O mês de Dezembro na Madeira é muito mais que um mês, é um estado de espírito. É a Festa. Aquele momento único do ano em que a nossa ilha, já por si vibrante, ganha uma luz diferente, não apenas das iluminações do anfiteatro que encantam turistas e locais, mas da verdadeira luz humana. É a magia tangível na camaradagem que se reacende, nos reencontros com a família que regressa e nos brindes com os amigos de sempre.

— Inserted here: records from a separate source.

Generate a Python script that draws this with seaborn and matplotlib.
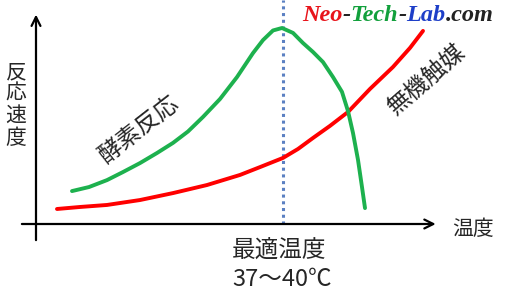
import matplotlib
matplotlib.use("Agg")
import matplotlib.pyplot as plt
import seaborn as sns
import pandas as pd

# ---- data (temperature in degC, reaction rate in arbitrary units) ----
enzyme_temp = [5.61, 8.26, 11.07, 13.56, 16.21, 18.86, 21.35, 23.69, 26.03,
               28.68, 31.33, 33.82, 35.38, 36.94, 38.34, 40.06, 41.61, 43.17,
               44.73, 46.29, 47.69, 48.63, 49.41, 50.19, 50.81, 51.28]
enzyme_rate = [14.7, 16.5, 19.6, 23.2, 27.2, 31.7, 36.2, 41.3, 47.8,
               55.8, 65.6, 76.3, 82.1, 86.4, 87.5, 85.3, 80.8, 76.8,
               72.3, 65.6, 59.0, 50.4, 40.6, 28.6, 16.5, 7.1]
catalyst_temp = [3.27, 6.86, 11.07, 16.21, 21.35, 24.00, 26.65, 31.80, 34.91,
                 38.50, 40.84, 43.17, 45.82, 48.63, 52.06, 55.64, 58.29, 60.32]
catalyst_rate = [6.7, 7.6, 8.5, 10.7, 13.8, 15.6, 17.4, 21.9, 25.4,
                 29.5, 33.5, 38.4, 43.8, 50.0, 60.3, 70.1, 78.6, 86.2]
optimum_temp = 38.5

labels = {
    "y": "反応速度",
    "x": "温度",
    "enzyme": "酵素反応",
    "catalyst": "無機触媒",
    "opt1": "最適温度",
    "opt2": "37～40℃",
}
brand_parts = ["Neo", "-", "Tech", "-", "Lab", ".com"]
brand_colors = ["#E8141B", "#222222", "#12A03C", "#222222", "#1E3FC8", "#222222"]

df_enz = pd.DataFrame({"temp": enzyme_temp, "rate": enzyme_rate})
df_cat = pd.DataFrame({"temp": catalyst_temp, "rate": catalyst_rate})

sns.set_theme(style="white")
plt.rcParams["font.family"] = ["Noto Sans CJK JP", "DejaVu Sans"]

W, H = 505, 294
fig = plt.figure(figsize=(W / 100, H / 100), dpi=100)
ax = fig.add_axes([0, 0, 1, 1])
ax.set_xlim(-5.611, 73.10)
ax.set_ylim(-31.25, 100)
ax.axis("off")

# axes with arrows
arrow_kw = dict(arrowstyle="->", lw=1.6, color="black", mutation_scale=16,
                shrinkA=0, shrinkB=0)
ax.annotate("", xy=(62.3, 0), xytext=(-2.2, 0), arrowprops=arrow_kw)
ax.annotate("", xy=(0, 93.5), xytext=(0, -7.2), arrowprops=arrow_kw)

# optimum dotted line
ax.vlines(optimum_temp, 0, 100, colors="#5B80C2", linestyles=(0, (1.0, 1.2)),
          lw=2.2, zorder=1)

line_kw = dict(lw=2.8, sort=False, legend=False, solid_capstyle="round",
               solid_joinstyle="round")
sns.lineplot(data=df_cat, x="temp", y="rate", ax=ax, color="#FF0000",
             zorder=3, **line_kw)
sns.lineplot(data=df_enz, x="temp", y="rate", ax=ax, color="#1DB14E",
             zorder=4, **line_kw)


def fx(px):
    return px / W


def fy(py):
    return 1 - py / H


# vertical y label
for i, ch in enumerate(labels["y"]):
    fig.text(fx(16), fy(72 + 22 * i), ch, fontsize=15, ha="center", va="center")

fig.text(fx(473), fy(229), labels["x"], fontsize=15, ha="center", va="center")
fig.text(fx(232), fy(251), labels["opt1"], fontsize=17, ha="left", va="center")
fig.text(fx(232), fy(280), labels["opt2"], fontsize=17, ha="left", va="center")

fig.text(fx(140), fy(130), labels["enzyme"], fontsize=17, ha="center",
         va="center", rotation=38, rotation_mode="anchor")
fig.text(fx(427), fy(80), labels["catalyst"], fontsize=17, ha="center",
         va="center", rotation=41, rotation_mode="anchor")

# brand text in coloured pieces
prev = fig.text(fx(302), fy(21), brand_parts[0], color=brand_colors[0],
                fontsize=17.5, family="Liberation Serif", weight="bold",
                style="italic", ha="left", va="baseline")
for part, col in zip(brand_parts[1:], brand_colors[1:]):
    prev = ax.annotate(part, xy=(1, 0), xycoords=prev, xytext=(0, 0),
                       textcoords="offset points", color=col, fontsize=17.5,
                       family="Liberation Serif", weight="bold",
                       style="italic", ha="left", va="bottom")

fig.savefig("out.png", dpi=100, facecolor="white")
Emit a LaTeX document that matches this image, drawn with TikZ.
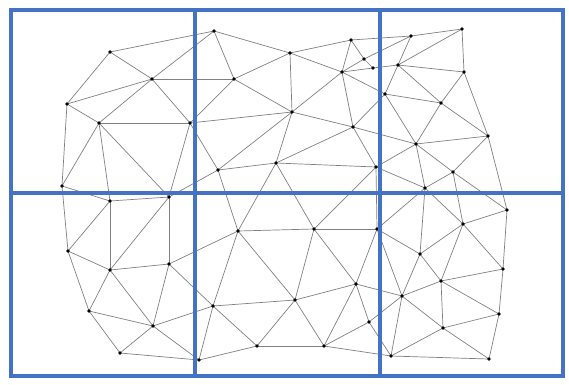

É, sem dúvida, o momento em que o orgulho madeirense bate mais forte. Somos anfitriões exímios, mestres na arte de receber e celebrar. Mas é precisamente no auge desta celebração, quando as luzes brilham mais intensamente, que as sombras da nossa realidade social se tornam mais difíceis de ignorar por quem olha com atenção e consciência.
Enchemos o peito para dizer que somos, consecutivamente, o Melhor Destino Insular do Mundo. Celebramos os prémios do turismo, a inauguração de novos hotéis e a expansão de campos de golfe como se fossem troféus do nosso colectivo, mas fica a pergunta: de que nos servem os Óscares do turismo se, para quem cá vive 365 dias por ano, o cenário é cada vez mais agreste? A ilha que é um paraíso para quem a visita está a transformar-se num labirinto sem saída para quem a habita. O brilho dos prémios não aquece as casas que os madeirenses deixaram de conseguir comprar ou arrendar. A excelência hoteleira não resolve o desespero de quem aguarda, meses ou anos, por uma consulta de especialidade ou uma cirurgia, enquanto vê a sua qualidade de vida degradar-se numa lista de espera interminável.
Os dados são frios, mas a realidade é humana: vivemos, em média, dois anos a menos que os continentais. Um dado por si só que devia ser um escândalo regional. Devia ocupar o centro de todos os debates, muito acima das taxas de ocupação hoteleira. Dois anos de vida perdidos não são uma fatalidade geográfica, são o resultado de desigualdades estruturais, da ausência de prevenção e de um acesso à saúde que falha quando mais é preciso.
É aqui que reside a verdadeira lacuna da nossa governação. Continuamos a tratar a saúde como um compartimento estanque, centrado na doença e no hospital, quando a saúde constrói-se na comunidade. Precisamos duma estratégia centrada na Saúde em todas as Políticas. O que significa isto, na prática? Significa que não podemos decidir sobre habitação sem pensar na saúde mental e física das famílias. Que não podemos planear transportes ou urbanismo sem considerar a mobilidade ativa e a qualidade do ar. Que a economia não pode crescer à custa do bem-estar social. Uma política de habitação digna é uma política de saúde. Um ordenamento do território que previne o isolamento é uma política de saúde. Combater a pobreza é o mais eficaz dos medicamentos.
E porque não o fazem? A implementação de Saúde em todas as Políticas não é uma tarefa fácil. Não dá para fazer inaugurações, não faz manchetes imediatas nem é pomposa. Os seus resultados não se vêem num ciclo eleitoral de quatro anos; vêem-se numa geração que vive mais e melhor. Manifestam-se na redução da doença crónica, no envelhecimento ativo e, sim, na recuperação desses dois anos de esperança média de vida que nos estão a ser roubados.
A Madeira não pode ser apenas um cenário bonito para os outros verem. Tem de ser um lugar digno para vivermos. Neste Natal, enquanto celebramos a nossa tradição e abraçamos os nossos entes queridos, não deixemos que as luzes da Festa ofusquem a visão crítica. A verdadeira magia não está em sermos o melhor destino do mundo para férias, mas em transformarmo-nos no melhor lugar do mundo para nascer, crescer e envelhecer. Que em 2026 tenhamos a coragem de exigir menos betão e mais vida. Menos propaganda e mais saúde. Porque a Festa é maravilhosa, mas a vida acontece em todos os outros meses do ano.